- [Task instructions] Exactly reproduce the lines that run from the one containing "Emit a LaTeX" through the one containing "(290,462) .. (167,466);", ends included, with no pictures.
● ● ● ●
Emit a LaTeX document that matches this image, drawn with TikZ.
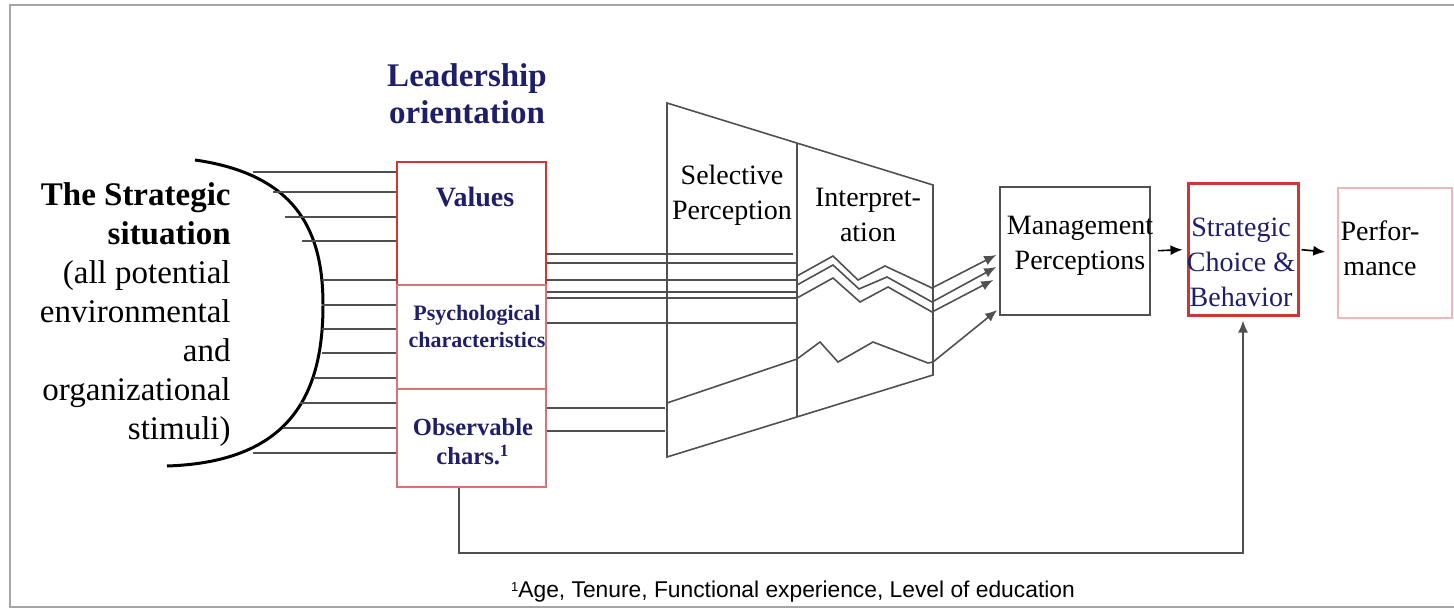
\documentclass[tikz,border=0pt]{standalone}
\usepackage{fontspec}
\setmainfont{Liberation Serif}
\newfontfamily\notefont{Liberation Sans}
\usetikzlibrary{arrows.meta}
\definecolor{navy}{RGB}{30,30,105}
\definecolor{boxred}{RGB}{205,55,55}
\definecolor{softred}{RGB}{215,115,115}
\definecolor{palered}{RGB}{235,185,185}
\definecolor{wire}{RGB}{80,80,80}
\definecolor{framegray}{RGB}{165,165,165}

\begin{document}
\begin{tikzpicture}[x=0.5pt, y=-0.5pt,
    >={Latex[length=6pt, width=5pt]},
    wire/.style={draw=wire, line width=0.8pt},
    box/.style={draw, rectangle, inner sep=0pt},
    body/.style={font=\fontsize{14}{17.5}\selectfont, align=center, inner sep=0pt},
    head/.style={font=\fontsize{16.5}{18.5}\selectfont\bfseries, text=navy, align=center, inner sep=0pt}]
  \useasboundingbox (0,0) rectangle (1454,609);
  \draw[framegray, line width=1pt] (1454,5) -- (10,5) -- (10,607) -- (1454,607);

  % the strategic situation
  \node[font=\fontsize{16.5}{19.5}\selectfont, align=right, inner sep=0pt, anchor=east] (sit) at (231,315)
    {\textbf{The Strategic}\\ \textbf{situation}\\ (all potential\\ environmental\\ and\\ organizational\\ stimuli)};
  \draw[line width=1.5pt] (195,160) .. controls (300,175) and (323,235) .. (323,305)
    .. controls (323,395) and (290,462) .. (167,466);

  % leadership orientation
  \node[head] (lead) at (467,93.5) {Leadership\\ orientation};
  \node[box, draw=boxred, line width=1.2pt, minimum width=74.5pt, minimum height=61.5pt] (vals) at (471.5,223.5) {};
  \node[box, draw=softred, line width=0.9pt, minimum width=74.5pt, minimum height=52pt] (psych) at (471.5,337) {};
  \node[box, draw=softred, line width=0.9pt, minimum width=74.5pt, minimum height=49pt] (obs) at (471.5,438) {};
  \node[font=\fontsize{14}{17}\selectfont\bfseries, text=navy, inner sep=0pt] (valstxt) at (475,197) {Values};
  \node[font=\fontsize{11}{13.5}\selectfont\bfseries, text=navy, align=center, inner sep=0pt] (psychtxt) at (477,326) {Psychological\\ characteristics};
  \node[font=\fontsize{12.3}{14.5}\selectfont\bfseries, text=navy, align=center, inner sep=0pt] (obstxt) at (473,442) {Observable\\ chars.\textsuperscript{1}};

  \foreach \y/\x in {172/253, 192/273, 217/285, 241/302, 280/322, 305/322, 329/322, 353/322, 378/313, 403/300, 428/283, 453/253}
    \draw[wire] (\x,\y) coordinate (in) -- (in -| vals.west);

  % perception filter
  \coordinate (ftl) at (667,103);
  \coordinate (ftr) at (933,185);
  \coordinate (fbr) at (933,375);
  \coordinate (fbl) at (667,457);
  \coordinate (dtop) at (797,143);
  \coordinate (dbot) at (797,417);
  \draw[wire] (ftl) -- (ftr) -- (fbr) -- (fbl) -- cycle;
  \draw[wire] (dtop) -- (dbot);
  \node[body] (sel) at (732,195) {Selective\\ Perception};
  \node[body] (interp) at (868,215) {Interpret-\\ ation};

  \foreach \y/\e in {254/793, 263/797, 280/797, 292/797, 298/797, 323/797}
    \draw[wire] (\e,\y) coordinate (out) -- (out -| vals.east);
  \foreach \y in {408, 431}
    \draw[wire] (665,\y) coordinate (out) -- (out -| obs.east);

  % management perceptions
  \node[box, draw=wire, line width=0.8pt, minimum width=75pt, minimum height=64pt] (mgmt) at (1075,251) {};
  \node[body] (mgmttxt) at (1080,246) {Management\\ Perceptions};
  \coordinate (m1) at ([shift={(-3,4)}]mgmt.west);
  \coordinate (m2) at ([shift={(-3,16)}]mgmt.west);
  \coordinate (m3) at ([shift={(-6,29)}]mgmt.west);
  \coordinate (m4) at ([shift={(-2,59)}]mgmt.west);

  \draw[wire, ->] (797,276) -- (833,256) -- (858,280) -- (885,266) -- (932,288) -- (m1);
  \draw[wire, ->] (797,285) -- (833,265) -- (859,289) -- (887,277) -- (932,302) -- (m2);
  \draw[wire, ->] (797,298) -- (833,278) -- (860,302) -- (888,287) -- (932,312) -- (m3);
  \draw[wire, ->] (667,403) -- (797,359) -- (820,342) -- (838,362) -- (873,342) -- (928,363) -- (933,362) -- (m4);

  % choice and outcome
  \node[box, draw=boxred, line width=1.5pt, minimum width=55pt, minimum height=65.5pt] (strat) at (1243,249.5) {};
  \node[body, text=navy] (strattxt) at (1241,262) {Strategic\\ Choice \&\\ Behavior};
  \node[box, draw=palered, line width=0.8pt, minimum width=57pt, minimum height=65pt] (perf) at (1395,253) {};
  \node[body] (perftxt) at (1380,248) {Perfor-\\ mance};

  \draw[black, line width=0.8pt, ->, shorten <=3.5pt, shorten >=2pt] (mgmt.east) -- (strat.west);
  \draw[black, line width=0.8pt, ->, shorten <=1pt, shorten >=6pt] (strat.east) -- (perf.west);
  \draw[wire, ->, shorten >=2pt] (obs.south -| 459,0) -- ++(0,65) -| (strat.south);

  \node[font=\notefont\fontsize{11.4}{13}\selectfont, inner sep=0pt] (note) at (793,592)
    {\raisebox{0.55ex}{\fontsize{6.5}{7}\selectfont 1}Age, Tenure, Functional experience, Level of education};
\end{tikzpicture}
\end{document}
● ● ● ●
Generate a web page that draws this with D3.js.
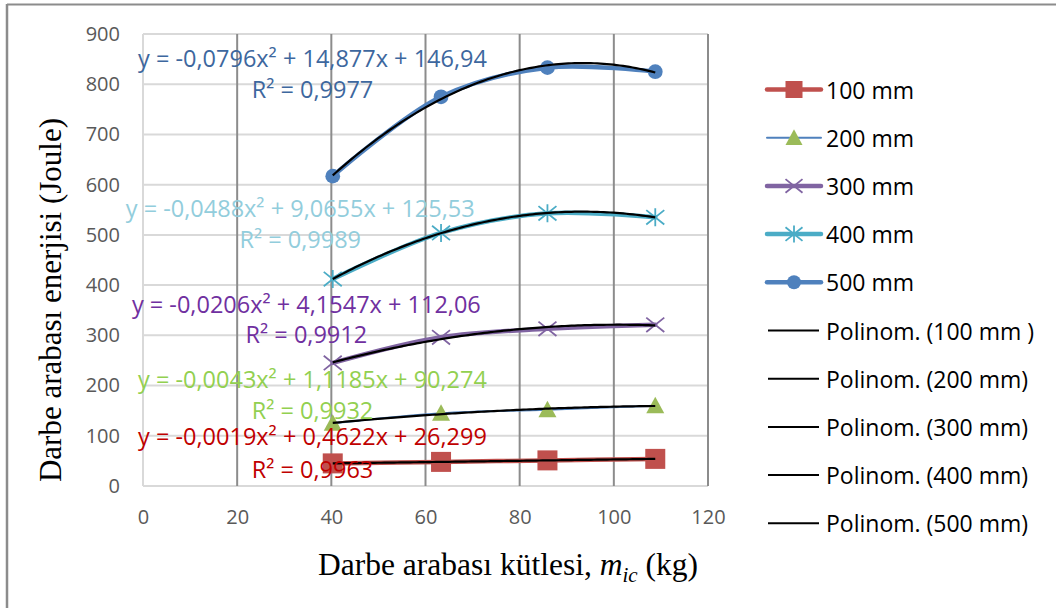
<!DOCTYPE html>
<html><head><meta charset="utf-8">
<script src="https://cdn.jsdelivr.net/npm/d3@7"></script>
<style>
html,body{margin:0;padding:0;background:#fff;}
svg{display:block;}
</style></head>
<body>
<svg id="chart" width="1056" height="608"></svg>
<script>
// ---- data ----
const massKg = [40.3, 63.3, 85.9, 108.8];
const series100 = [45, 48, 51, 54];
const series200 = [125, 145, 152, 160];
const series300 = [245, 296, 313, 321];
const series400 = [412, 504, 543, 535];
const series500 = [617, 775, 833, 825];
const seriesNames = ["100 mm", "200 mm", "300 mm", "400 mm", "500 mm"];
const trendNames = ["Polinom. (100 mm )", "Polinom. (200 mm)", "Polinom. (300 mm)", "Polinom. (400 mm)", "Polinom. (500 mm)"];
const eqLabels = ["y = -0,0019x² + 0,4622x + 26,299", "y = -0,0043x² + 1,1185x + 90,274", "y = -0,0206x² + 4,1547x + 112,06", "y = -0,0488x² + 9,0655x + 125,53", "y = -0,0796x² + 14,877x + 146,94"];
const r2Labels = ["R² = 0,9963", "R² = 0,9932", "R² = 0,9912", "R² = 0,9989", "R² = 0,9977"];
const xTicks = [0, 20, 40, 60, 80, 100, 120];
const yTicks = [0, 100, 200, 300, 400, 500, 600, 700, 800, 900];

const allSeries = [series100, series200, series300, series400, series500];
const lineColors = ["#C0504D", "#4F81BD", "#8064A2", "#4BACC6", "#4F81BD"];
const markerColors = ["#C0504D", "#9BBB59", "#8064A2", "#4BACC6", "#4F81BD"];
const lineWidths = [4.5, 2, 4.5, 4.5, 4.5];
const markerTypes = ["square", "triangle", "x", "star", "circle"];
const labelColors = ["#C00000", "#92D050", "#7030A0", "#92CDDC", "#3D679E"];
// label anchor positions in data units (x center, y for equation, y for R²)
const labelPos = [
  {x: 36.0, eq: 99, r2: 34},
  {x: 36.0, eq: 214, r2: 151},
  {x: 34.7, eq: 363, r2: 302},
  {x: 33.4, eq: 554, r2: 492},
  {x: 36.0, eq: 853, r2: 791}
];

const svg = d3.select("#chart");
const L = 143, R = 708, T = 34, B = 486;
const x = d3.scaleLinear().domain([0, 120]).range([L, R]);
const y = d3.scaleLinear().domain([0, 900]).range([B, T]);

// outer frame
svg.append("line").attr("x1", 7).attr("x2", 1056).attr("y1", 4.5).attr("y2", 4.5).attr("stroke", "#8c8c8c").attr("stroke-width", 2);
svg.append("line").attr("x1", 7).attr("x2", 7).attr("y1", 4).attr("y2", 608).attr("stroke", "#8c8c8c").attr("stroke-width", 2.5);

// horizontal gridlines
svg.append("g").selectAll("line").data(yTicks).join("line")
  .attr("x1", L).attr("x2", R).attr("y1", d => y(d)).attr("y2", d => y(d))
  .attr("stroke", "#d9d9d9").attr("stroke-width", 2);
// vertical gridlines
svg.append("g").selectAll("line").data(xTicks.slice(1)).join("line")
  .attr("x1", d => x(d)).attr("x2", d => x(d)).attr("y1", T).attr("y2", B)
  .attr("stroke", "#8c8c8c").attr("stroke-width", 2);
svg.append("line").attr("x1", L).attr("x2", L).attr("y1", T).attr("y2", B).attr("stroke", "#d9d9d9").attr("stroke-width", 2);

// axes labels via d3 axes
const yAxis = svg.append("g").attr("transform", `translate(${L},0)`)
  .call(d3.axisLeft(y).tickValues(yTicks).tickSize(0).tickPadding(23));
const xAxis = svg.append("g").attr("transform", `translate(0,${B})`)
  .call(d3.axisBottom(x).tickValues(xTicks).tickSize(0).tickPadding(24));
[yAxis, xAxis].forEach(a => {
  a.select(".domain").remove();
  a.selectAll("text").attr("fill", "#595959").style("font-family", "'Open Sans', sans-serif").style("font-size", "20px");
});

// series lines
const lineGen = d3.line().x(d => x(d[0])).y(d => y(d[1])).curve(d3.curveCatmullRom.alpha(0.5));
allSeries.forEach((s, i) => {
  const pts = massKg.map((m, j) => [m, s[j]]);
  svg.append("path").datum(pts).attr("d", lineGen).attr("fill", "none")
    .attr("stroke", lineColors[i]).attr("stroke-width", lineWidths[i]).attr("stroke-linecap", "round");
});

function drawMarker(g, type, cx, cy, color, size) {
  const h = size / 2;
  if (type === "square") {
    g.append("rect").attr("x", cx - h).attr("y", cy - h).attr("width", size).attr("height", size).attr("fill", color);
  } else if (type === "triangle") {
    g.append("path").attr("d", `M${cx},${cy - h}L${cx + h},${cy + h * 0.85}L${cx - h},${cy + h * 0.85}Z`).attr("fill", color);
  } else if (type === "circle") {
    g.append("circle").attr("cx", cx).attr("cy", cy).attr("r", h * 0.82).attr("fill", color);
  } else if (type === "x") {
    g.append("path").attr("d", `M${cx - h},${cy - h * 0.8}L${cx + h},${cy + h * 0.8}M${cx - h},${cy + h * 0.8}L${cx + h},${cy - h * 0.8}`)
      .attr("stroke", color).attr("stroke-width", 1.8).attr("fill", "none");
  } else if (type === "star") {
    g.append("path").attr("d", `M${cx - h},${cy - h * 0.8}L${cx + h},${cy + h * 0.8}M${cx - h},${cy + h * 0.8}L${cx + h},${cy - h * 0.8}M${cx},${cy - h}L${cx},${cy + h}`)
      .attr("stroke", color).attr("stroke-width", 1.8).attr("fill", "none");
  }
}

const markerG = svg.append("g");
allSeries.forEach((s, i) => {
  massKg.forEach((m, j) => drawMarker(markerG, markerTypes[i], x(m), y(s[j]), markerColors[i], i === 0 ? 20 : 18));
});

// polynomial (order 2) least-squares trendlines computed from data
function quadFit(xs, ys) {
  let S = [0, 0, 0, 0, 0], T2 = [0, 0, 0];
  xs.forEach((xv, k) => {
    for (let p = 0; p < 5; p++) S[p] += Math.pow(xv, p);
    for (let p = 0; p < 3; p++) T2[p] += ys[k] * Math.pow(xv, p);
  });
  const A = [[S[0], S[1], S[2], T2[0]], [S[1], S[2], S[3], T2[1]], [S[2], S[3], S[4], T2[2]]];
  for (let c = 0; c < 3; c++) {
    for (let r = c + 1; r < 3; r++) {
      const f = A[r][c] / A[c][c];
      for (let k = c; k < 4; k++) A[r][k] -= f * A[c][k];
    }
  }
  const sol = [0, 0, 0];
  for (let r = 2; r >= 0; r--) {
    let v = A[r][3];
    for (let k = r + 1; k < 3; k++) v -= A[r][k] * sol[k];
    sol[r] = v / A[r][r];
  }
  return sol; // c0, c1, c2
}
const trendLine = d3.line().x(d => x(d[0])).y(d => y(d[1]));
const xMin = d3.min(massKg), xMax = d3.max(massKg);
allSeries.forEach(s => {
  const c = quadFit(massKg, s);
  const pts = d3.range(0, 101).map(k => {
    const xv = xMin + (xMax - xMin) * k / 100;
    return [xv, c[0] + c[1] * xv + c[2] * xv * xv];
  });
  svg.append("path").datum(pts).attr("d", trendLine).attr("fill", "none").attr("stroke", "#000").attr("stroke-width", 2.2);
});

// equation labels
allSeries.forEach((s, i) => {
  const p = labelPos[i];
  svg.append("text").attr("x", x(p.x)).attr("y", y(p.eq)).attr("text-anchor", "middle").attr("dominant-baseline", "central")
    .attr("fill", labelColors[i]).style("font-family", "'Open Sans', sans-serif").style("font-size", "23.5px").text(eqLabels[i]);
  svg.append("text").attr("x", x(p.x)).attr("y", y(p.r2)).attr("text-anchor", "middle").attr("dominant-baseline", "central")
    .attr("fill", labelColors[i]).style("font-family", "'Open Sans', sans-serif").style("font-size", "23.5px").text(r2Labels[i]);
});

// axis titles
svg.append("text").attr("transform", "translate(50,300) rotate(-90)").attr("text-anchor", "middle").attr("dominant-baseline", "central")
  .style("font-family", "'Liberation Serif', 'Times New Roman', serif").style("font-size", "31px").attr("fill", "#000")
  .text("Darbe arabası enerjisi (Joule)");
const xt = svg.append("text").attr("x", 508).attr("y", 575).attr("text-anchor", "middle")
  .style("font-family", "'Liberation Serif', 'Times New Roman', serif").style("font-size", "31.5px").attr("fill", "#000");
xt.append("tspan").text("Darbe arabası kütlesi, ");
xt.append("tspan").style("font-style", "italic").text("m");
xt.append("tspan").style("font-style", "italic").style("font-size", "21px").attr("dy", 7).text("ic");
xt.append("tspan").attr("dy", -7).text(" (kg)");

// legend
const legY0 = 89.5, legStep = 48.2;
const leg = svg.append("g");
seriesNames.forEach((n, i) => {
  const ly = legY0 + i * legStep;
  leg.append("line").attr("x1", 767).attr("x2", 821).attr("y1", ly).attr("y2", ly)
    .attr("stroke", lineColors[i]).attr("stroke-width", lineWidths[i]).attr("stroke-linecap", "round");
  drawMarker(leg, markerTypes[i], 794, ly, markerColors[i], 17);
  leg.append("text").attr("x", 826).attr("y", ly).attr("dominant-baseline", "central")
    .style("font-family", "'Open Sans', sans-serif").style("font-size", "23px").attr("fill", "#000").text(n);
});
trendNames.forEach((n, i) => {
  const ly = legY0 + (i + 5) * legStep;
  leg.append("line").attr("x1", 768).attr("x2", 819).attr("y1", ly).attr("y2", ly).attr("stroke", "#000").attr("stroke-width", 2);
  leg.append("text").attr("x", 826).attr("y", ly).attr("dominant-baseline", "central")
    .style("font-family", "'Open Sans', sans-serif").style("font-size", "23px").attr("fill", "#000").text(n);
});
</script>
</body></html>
● ● ● ●
- [Answer to this problem]
Emit a LaTeX document that matches this image, drawn with TikZ.
\documentclass[tikz,border=0pt]{standalone}
\usepackage{fontspec}
\setmainfont{Liberation Serif}
\newfontfamily\notefont{Liberation Sans}
\usetikzlibrary{arrows.meta}
\definecolor{navy}{RGB}{30,30,105}
\definecolor{boxred}{RGB}{205,55,55}
\definecolor{softred}{RGB}{215,115,115}
\definecolor{palered}{RGB}{235,185,185}
\definecolor{wire}{RGB}{80,80,80}
\definecolor{framegray}{RGB}{165,165,165}

\begin{document}
\begin{tikzpicture}[x=0.5pt, y=-0.5pt,
    >={Latex[length=6pt, width=5pt]},
    wire/.style={draw=wire, line width=0.8pt},
    box/.style={draw, rectangle, inner sep=0pt},
    body/.style={font=\fontsize{14}{17.5}\selectfont, align=center, inner sep=0pt},
    head/.style={font=\fontsize{16.5}{18.5}\selectfont\bfseries, text=navy, align=center, inner sep=0pt}]
  \useasboundingbox (0,0) rectangle (1454,609);
  \draw[framegray, line width=1pt] (1454,5) -- (10,5) -- (10,607) -- (1454,607);

  % the strategic situation
  \node[font=\fontsize{16.5}{19.5}\selectfont, align=right, inner sep=0pt, anchor=east] (sit) at (231,315)
    {\textbf{The Strategic}\\ \textbf{situation}\\ (all potential\\ environmental\\ and\\ organizational\\ stimuli)};
  \draw[line width=1.5pt] (195,160) .. controls (300,175) and (323,235) .. (323,305)
    .. controls (323,395) and (290,462) .. (167,466);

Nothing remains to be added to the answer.